Objective |
Your task is to repeat the lines below exactly, excluding any pictures they contain.
━━━━━ Input rows
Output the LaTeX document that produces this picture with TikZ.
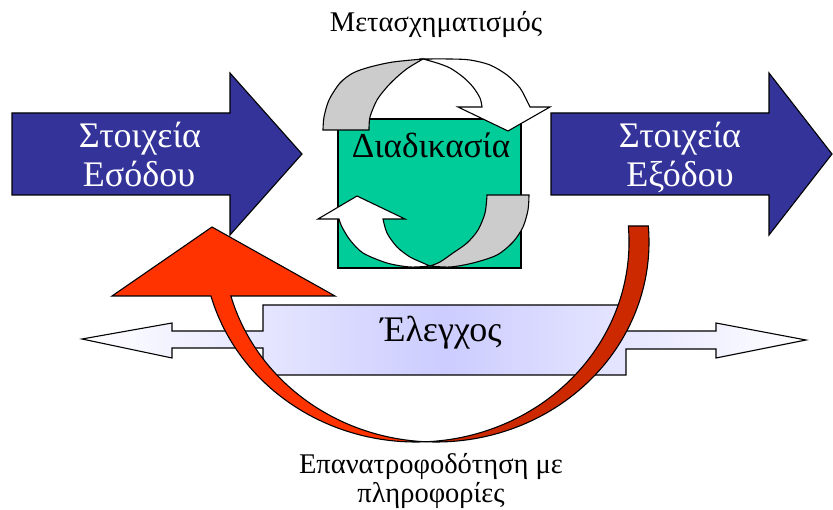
\documentclass[tikz,border=0pt]{standalone}
\usepackage{fontspec}
\setmainfont{Liberation Serif}
\definecolor{navyblue}{RGB}{51,51,153}
\definecolor{boxgreen}{RGB}{0,204,153}
\definecolor{ribbongray}{RGB}{204,204,204}
\definecolor{fbred}{RGB}{255,51,0}
\definecolor{fbdark}{RGB}{204,41,0}
\definecolor{lav}{RGB}{204,204,255}
\begin{document}
\begin{tikzpicture}[x=1pt,y=-1pt,
  outline/.style={draw=black, line width=1.1pt, line join=miter},
  bigtext/.style={font=\fontsize{36}{42}\selectfont, inner sep=0pt, anchor=base},
  midtext/.style={font=\fontsize{28.5}{33}\selectfont, inner sep=0pt, anchor=base}]
\useasboundingbox (0,0) rectangle (833,510);

% input / output block arrows
\path[outline, fill=navyblue] (12,113) -- (230,113) -- (230,73) -- (302,154)
  -- (230,235) -- (230,195) -- (12,195) -- cycle;
\path[outline, fill=navyblue] (551,113) -- (769,113) -- (769,73) -- (832,154)
  -- (769,235) -- (769,195) -- (551,195) -- cycle;

% process box
\path[outline, fill=boxgreen] (338,119) rectangle (521,268);

% upper circular ribbon (curved down arrow)
\path[outline, fill=ribbongray]
  plot[smooth] coordinates {(323,130) (324,117) (329,100) (340,83) (353,73) (370,67) (393,62) (423,59)}
  -- plot[smooth] coordinates {(423,59) (408,68) (397,77) (387,87) (377,100) (370,117) (369,130)}
  -- cycle;
\path[outline, fill=white]
  plot[smooth] coordinates {(423,59) (450,59) (470,60) (490,65) (507,75) (520,88) (528,103) (530,107)}
  -- (550,107) -- (508,131) -- (458,107) -- (482,107)
  -- plot[smooth] coordinates {(482,107) (480,98) (473,87) (463,77) (450,68) (437,63) (423,59)}
  -- cycle;

% lower circular ribbon (curved up arrow)
\path[outline, fill=ribbongray]
  plot[smooth] coordinates {(529,195) (528,210) (523,227) (513,242) (497,255) (473,263) (450,267) (430,266)}
  -- plot[smooth] coordinates {(430,266) (440,262) (453,253) (467,243) (478,230) (485,213) (487,195)}
  -- cycle;
\path[outline, fill=white]
  plot[smooth] coordinates {(430,266) (410,267) (387,263) (363,253) (350,240) (342,227) (339,219)}
  -- (318,219) -- (357,196) -- (405,219) -- (383,219)
  -- plot[smooth] coordinates {(383,219) (387,233) (397,247) (410,257) (423,263) (430,266)}
  -- cycle;

% control: left-right arrow callout
\path[outline, left color=white, right color=white, middle color=lav]
  (82,339) -- (172,323) -- (172,331) -- (263,331) -- (263,305) -- (626,305)
  -- (626,331) -- (716,331) -- (716,323) -- (806,340) -- (716,358) -- (716,349)
  -- (626,349) -- (626,375) -- (263,375) -- (263,348) -- (172,348) -- (172,358) -- cycle;

% feedback arrow: two equal ellipses, centres (416,242) and (436,242)
% dark back part (right)
\path[outline, fill=fbdark]
  (648.32,226) arc[start angle=-4.59, end angle=92.69, x radius=213, y radius=200]
  arc[start angle=87.31, end angle=-4.59, x radius=213, y radius=200]
  -- cycle;
% bright front part (left) with head
\path[outline, fill=fbred]
  (426,441.77) arc[start angle=87.31, end angle=164.34, x radius=213, y radius=200]
  -- (112,296) -- (212,227) -- (335,296) -- (230.9,296)
  arc[start angle=164.34, end angle=92.69, x radius=213, y radius=200]
  -- cycle;

% labels
\node[bigtext, text=white] (inA) at (140,148) {Στοιχεία};
\node[bigtext, text=white] (inB) at (139,187) {Εσόδου};
\node[bigtext, text=white] (outA) at (680,148) {Στοιχεία};
\node[bigtext, text=white] (outB) at (680,187) {Εξόδου};
\node[font=\fontsize{35}{40}\selectfont, inner sep=0pt, anchor=base] (proc) at (431,158) {Διαδικασία};
\node[midtext] (trans) at (436,32) {Μετασχηματισμός};
\node[font=\fontsize{36}{42}\selectfont, inner sep=0pt, anchor=base] (ctrl) at (441,342) {Έλεγχος};
\node[midtext] (fbA) at (431,474) {Επανατροφοδότηση με};
\node[midtext] (fbB) at (431,502) {πληροφορίες};
\end{tikzpicture}
\end{document}
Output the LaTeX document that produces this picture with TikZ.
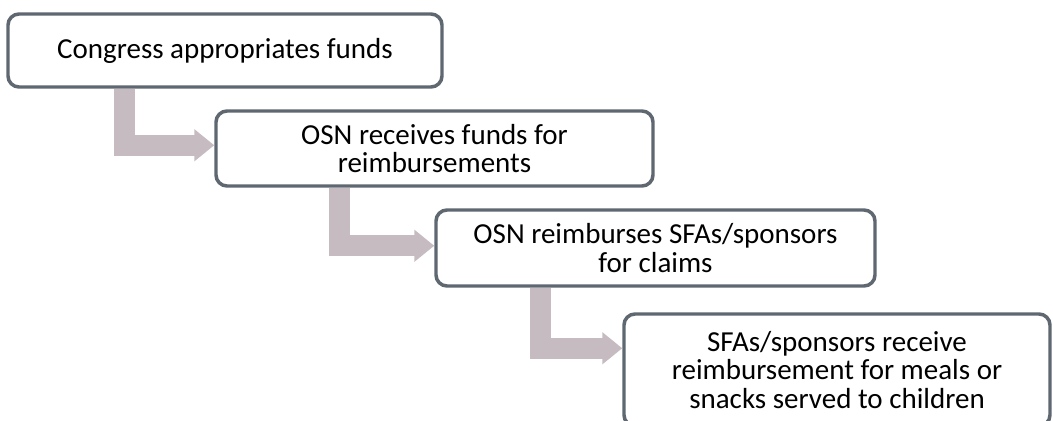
━━━━━━━━━━
Expected answer |
Output the LaTeX document that produces this picture with TikZ.
\documentclass[tikz,border=0pt]{standalone}
\usepackage{fontspec}
\setmainfont{Liberation Serif}
\definecolor{navyblue}{RGB}{51,51,153}
\definecolor{boxgreen}{RGB}{0,204,153}
\definecolor{ribbongray}{RGB}{204,204,204}
\definecolor{fbred}{RGB}{255,51,0}
\definecolor{fbdark}{RGB}{204,41,0}
\definecolor{lav}{RGB}{204,204,255}
\begin{document}
\begin{tikzpicture}[x=1pt,y=-1pt,
  outline/.style={draw=black, line width=1.1pt, line join=miter},
  bigtext/.style={font=\fontsize{36}{42}\selectfont, inner sep=0pt, anchor=base},
  midtext/.style={font=\fontsize{28.5}{33}\selectfont, inner sep=0pt, anchor=base}]
\useasboundingbox (0,0) rectangle (833,510);

% input / output block arrows
\path[outline, fill=navyblue] (12,113) -- (230,113) -- (230,73) -- (302,154)
  -- (230,235) -- (230,195) -- (12,195) -- cycle;
\path[outline, fill=navyblue] (551,113) -- (769,113) -- (769,73) -- (832,154)
  -- (769,235) -- (769,195) -- (551,195) -- cycle;

% process box
\path[outline, fill=boxgreen] (338,119) rectangle (521,268);

% upper circular ribbon (curved down arrow)
\path[outline, fill=ribbongray]
  plot[smooth] coordinates {(323,130) (324,117) (329,100) (340,83) (353,73) (370,67) (393,62) (423,59)}
  -- plot[smooth] coordinates {(423,59) (408,68) (397,77) (387,87) (377,100) (370,117) (369,130)}
  -- cycle;
\path[outline, fill=white]
  plot[smooth] coordinates {(423,59) (450,59) (470,60) (490,65) (507,75) (520,88) (528,103) (530,107)}
  -- (550,107) -- (508,131) -- (458,107) -- (482,107)
  -- plot[smooth] coordinates {(482,107) (480,98) (473,87) (463,77) (450,68) (437,63) (423,59)}
  -- cycle;

% lower circular ribbon (curved up arrow)
\path[outline, fill=ribbongray]
  plot[smooth] coordinates {(529,195) (528,210) (523,227) (513,242) (497,255) (473,263) (450,267) (430,266)}
  -- plot[smooth] coordinates {(430,266) (440,262) (453,253) (467,243) (478,230) (485,213) (487,195)}
  -- cycle;
\path[outline, fill=white]
  plot[smooth] coordinates {(430,266) (410,267) (387,263) (363,253) (350,240) (342,227) (339,219)}
  -- (318,219) -- (357,196) -- (405,219) -- (383,219)
  -- plot[smooth] coordinates {(383,219) (387,233) (397,247) (410,257) (423,263) (430,266)}
  -- cycle;

% control: left-right arrow callout
\path[outline, left color=white, right color=white, middle color=lav]
  (82,339) -- (172,323) -- (172,331) -- (263,331) -- (263,305) -- (626,305)
  -- (626,331) -- (716,331) -- (716,323) -- (806,340) -- (716,358) -- (716,349)
  -- (626,349) -- (626,375) -- (263,375) -- (263,348) -- (172,348) -- (172,358) -- cycle;

% feedback arrow: two equal ellipses, centres (416,242) and (436,242)
% dark back part (right)
\path[outline, fill=fbdark]
  (648.32,226) arc[start angle=-4.59, end angle=92.69, x radius=213, y radius=200]
  arc[start angle=87.31, end angle=-4.59, x radius=213, y radius=200]
  -- cycle;
% bright front part (left) with head
\path[outline, fill=fbred]
  (426,441.77) arc[start angle=87.31, end angle=164.34, x radius=213, y radius=200]
  -- (112,296) -- (212,227) -- (335,296) -- (230.9,296)
  arc[start angle=164.34, end angle=92.69, x radius=213, y radius=200]
  -- cycle;

% labels
\node[bigtext, text=white] (inA) at (140,148) {Στοιχεία};
\node[bigtext, text=white] (inB) at (139,187) {Εσόδου};
\node[bigtext, text=white] (outA) at (680,148) {Στοιχεία};
\node[bigtext, text=white] (outB) at (680,187) {Εξόδου};
\node[font=\fontsize{35}{40}\selectfont, inner sep=0pt, anchor=base] (proc) at (431,158) {Διαδικασία};
\node[midtext] (trans) at (436,32) {Μετασχηματισμός};
\node[font=\fontsize{36}{42}\selectfont, inner sep=0pt, anchor=base] (ctrl) at (441,342) {Έλεγχος};
\node[midtext] (fbA) at (431,474) {Επανατροφοδότηση με};
\node[midtext] (fbB) at (431,502) {πληροφορίες};
\end{tikzpicture}
\end{document}
Output the LaTeX document that produces this picture with TikZ.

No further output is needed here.